> **TASK DESCRIPTION**: Skip the pictures. Set down, word for word, the lines from the start of the material up to and including the line with "theta = Path(verts, codes)".

(Records with drawing code)
— Start —

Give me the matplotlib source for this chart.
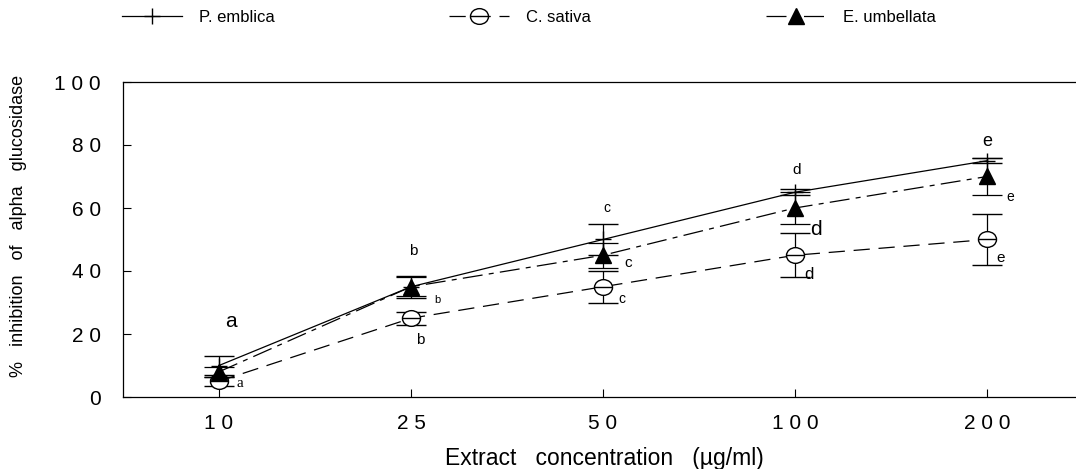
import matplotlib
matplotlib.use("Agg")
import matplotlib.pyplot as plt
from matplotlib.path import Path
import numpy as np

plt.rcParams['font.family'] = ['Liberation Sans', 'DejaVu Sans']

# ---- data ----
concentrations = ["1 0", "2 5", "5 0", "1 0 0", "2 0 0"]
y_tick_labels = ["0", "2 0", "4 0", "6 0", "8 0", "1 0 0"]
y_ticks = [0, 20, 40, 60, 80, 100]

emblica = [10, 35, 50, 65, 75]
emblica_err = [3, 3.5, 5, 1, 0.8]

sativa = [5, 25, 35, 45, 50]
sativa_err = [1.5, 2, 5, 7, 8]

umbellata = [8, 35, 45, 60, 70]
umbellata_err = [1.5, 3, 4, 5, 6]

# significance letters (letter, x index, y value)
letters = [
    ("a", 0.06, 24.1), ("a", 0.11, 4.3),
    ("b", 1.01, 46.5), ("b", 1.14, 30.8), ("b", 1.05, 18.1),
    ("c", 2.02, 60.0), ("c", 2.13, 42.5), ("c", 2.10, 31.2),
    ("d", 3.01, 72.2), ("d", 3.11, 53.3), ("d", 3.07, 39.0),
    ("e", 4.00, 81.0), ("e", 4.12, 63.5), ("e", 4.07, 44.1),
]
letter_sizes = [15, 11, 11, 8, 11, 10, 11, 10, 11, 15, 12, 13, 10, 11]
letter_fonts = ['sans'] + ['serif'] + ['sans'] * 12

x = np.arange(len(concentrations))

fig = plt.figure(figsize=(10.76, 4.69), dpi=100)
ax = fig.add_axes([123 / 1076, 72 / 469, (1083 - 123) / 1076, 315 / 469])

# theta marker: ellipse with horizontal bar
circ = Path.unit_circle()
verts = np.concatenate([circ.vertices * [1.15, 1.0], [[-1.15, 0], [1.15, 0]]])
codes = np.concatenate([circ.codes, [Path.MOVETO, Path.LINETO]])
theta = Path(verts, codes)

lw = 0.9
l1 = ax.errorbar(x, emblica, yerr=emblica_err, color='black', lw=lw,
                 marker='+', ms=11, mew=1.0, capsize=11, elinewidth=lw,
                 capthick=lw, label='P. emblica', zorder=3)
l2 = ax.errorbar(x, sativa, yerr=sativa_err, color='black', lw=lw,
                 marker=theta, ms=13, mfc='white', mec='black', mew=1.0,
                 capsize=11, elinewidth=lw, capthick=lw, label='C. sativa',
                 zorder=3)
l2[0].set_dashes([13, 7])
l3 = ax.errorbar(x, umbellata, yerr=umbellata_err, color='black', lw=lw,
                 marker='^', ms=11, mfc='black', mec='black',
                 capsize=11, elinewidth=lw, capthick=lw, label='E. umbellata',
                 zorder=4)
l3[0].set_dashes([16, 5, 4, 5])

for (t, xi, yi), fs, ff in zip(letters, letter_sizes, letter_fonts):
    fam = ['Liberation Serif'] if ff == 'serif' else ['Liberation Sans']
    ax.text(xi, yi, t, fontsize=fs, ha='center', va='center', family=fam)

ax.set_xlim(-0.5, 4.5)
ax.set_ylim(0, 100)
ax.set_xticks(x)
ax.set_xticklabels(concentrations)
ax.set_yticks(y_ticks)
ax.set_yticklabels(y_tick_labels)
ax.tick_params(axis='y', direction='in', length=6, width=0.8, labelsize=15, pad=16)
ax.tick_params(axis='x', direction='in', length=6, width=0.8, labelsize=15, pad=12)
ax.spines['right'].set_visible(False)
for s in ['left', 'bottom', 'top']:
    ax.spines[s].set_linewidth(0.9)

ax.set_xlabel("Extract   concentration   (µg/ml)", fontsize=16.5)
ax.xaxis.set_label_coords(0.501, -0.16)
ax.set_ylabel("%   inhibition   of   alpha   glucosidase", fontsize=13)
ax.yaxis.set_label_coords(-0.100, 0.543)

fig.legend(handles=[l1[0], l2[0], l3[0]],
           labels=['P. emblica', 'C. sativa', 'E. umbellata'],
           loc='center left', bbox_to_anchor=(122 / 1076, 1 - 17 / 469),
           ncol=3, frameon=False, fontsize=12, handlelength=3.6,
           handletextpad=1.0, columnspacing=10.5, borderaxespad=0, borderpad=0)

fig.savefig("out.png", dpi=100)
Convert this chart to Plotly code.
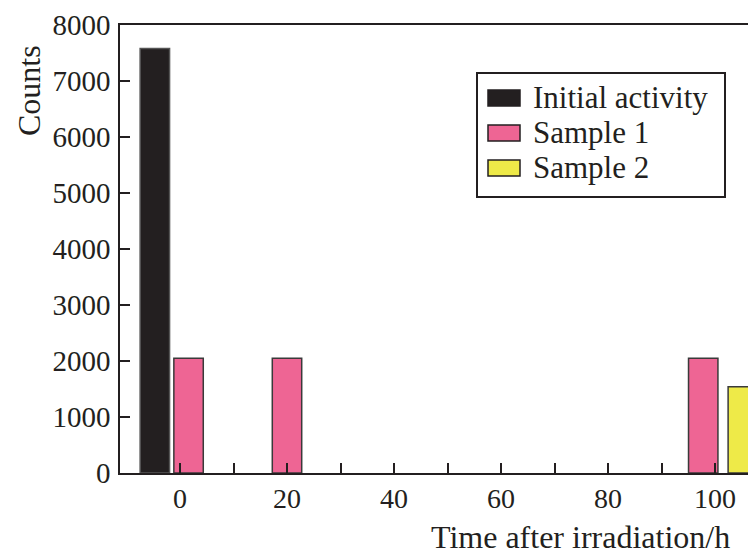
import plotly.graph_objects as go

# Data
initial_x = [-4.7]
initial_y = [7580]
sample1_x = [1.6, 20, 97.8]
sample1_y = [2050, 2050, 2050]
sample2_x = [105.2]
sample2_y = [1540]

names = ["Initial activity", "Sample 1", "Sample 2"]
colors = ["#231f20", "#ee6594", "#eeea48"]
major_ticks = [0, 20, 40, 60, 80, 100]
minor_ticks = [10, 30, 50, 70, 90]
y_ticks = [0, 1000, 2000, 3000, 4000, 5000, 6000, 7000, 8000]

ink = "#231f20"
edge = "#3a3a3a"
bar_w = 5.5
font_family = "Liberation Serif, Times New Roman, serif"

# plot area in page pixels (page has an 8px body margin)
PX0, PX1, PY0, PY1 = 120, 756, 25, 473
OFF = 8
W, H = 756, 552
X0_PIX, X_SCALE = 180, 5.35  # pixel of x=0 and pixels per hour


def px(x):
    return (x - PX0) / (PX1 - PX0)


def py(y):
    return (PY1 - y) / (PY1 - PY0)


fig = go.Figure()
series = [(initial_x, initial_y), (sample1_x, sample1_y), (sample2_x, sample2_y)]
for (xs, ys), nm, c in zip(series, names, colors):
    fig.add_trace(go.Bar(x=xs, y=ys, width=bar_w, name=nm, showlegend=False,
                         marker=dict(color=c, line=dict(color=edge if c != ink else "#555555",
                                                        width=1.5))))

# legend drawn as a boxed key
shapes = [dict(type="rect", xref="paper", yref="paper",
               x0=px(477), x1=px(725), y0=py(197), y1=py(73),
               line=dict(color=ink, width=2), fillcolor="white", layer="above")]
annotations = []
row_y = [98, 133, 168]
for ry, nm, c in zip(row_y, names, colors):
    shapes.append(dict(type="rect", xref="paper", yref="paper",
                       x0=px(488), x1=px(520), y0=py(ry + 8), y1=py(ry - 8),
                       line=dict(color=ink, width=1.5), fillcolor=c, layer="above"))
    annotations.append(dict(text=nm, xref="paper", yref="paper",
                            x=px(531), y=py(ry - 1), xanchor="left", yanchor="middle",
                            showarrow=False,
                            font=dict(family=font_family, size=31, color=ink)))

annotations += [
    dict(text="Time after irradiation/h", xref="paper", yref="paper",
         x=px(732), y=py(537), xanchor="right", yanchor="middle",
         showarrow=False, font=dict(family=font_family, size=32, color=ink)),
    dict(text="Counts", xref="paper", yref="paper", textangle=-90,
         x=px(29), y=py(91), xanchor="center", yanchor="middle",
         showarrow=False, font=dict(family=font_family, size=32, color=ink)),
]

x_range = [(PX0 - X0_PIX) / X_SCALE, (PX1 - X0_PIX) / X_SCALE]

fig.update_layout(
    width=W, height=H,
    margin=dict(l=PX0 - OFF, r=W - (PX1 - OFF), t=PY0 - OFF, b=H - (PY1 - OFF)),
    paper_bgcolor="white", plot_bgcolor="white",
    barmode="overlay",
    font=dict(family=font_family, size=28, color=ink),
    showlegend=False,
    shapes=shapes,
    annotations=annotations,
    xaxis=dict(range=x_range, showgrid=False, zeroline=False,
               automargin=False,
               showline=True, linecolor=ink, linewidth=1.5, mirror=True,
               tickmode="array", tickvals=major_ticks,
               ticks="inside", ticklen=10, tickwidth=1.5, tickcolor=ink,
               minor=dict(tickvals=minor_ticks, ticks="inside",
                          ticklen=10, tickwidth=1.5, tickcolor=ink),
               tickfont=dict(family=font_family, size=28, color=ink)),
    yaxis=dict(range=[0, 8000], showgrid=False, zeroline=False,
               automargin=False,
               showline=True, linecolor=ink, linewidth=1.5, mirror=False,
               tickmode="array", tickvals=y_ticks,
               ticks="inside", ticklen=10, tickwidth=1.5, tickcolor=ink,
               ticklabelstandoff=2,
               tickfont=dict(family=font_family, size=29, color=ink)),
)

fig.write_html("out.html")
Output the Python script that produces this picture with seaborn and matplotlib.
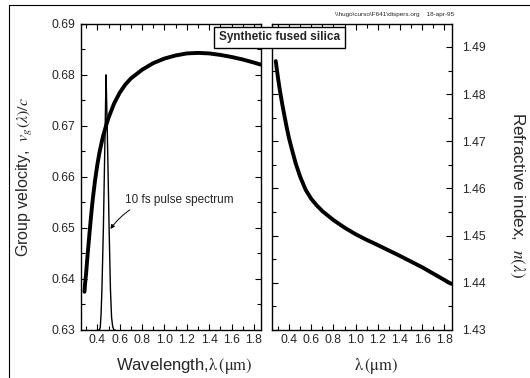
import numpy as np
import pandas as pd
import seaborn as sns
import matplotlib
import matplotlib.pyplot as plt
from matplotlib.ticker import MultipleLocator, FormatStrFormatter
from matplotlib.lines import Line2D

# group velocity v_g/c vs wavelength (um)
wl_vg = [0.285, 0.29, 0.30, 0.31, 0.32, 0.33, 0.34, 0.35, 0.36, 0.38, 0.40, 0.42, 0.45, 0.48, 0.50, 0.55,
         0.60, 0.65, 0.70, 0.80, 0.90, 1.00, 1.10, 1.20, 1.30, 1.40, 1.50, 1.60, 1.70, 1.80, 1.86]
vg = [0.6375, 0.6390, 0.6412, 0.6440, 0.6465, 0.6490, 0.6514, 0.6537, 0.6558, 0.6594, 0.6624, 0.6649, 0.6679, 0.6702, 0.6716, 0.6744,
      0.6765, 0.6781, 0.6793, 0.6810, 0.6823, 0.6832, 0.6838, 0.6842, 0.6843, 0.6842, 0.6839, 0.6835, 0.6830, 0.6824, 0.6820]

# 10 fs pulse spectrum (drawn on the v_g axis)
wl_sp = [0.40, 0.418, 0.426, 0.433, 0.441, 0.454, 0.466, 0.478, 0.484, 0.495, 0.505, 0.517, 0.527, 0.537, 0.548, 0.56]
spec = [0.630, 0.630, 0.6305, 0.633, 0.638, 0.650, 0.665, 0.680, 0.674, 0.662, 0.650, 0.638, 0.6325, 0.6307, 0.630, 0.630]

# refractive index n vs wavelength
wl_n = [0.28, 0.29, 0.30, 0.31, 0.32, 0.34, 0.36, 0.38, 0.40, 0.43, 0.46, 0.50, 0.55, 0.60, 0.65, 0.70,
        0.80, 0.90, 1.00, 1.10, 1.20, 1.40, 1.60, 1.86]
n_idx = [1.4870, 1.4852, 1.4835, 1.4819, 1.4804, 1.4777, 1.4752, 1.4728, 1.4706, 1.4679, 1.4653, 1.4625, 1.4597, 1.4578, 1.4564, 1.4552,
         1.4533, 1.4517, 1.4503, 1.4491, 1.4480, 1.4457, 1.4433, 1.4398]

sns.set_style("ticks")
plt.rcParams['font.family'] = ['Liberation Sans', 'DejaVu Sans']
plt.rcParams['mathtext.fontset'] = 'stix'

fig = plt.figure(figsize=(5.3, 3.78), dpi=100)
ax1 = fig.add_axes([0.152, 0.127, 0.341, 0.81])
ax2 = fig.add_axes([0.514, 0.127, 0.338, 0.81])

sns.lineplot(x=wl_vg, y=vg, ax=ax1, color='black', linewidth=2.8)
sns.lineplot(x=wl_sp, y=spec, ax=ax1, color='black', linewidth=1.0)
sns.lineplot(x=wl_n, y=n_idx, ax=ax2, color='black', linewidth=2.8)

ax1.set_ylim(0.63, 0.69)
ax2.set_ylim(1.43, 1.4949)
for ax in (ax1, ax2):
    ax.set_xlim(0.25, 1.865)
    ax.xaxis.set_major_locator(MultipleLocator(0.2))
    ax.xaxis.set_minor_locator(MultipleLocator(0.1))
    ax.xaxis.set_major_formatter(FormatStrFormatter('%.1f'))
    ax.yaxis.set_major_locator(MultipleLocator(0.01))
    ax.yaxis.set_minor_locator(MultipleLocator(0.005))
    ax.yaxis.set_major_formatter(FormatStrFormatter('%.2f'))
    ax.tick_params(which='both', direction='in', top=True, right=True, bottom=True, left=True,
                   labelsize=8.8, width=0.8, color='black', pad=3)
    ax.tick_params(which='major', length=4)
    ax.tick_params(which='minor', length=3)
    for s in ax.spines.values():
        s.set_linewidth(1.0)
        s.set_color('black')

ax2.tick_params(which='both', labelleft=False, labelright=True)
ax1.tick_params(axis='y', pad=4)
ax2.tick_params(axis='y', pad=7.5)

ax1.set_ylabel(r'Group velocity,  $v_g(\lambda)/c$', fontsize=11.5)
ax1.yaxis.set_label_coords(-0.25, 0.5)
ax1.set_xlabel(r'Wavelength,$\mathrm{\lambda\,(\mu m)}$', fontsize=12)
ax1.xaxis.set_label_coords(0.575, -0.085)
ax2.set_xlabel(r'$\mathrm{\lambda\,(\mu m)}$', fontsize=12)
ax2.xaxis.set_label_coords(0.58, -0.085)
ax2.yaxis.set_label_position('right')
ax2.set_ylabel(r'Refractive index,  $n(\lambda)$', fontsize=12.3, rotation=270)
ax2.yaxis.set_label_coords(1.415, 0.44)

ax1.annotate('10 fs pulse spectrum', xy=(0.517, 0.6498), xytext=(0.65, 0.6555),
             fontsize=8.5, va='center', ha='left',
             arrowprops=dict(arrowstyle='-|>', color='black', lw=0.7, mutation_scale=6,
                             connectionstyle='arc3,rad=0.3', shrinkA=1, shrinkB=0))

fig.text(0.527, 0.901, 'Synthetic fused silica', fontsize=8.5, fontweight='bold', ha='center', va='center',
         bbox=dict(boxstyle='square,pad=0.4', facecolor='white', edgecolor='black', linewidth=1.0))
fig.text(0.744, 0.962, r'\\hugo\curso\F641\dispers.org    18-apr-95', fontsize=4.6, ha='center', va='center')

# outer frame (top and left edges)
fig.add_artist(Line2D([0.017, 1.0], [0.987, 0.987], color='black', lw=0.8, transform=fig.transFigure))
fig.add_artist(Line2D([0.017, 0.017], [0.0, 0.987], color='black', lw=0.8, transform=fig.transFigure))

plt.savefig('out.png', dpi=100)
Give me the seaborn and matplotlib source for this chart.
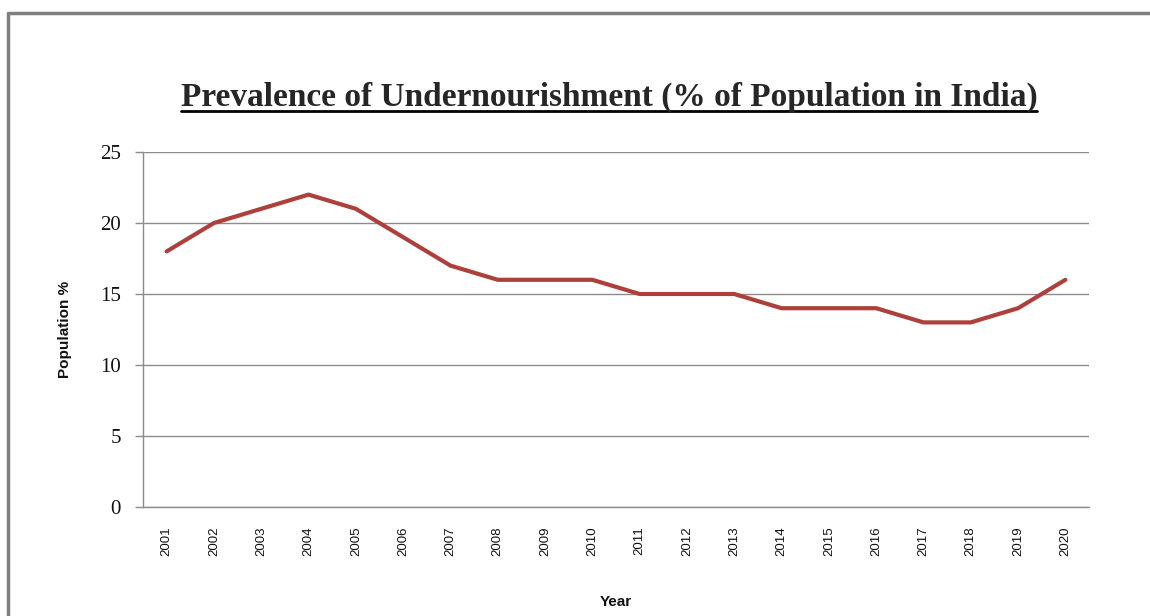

— End —

> **SOLUTION FOR THIS EXERCISE**:
Give me the matplotlib source for this chart.
import matplotlib
matplotlib.use("Agg")
import matplotlib.pyplot as plt
from matplotlib.path import Path
import numpy as np

plt.rcParams['font.family'] = ['Liberation Sans', 'DejaVu Sans']

# ---- data ----
concentrations = ["1 0", "2 5", "5 0", "1 0 0", "2 0 0"]
y_tick_labels = ["0", "2 0", "4 0", "6 0", "8 0", "1 0 0"]
y_ticks = [0, 20, 40, 60, 80, 100]

emblica = [10, 35, 50, 65, 75]
emblica_err = [3, 3.5, 5, 1, 0.8]

sativa = [5, 25, 35, 45, 50]
sativa_err = [1.5, 2, 5, 7, 8]

umbellata = [8, 35, 45, 60, 70]
umbellata_err = [1.5, 3, 4, 5, 6]

# significance letters (letter, x index, y value)
letters = [
    ("a", 0.06, 24.1), ("a", 0.11, 4.3),
    ("b", 1.01, 46.5), ("b", 1.14, 30.8), ("b", 1.05, 18.1),
    ("c", 2.02, 60.0), ("c", 2.13, 42.5), ("c", 2.10, 31.2),
    ("d", 3.01, 72.2), ("d", 3.11, 53.3), ("d", 3.07, 39.0),
    ("e", 4.00, 81.0), ("e", 4.12, 63.5), ("e", 4.07, 44.1),
]
letter_sizes = [15, 11, 11, 8, 11, 10, 11, 10, 11, 15, 12, 13, 10, 11]
letter_fonts = ['sans'] + ['serif'] + ['sans'] * 12

x = np.arange(len(concentrations))

fig = plt.figure(figsize=(10.76, 4.69), dpi=100)
ax = fig.add_axes([123 / 1076, 72 / 469, (1083 - 123) / 1076, 315 / 469])

# theta marker: ellipse with horizontal bar
circ = Path.unit_circle()
verts = np.concatenate([circ.vertices * [1.15, 1.0], [[-1.15, 0], [1.15, 0]]])
codes = np.concatenate([circ.codes, [Path.MOVETO, Path.LINETO]])
theta = Path(verts, codes)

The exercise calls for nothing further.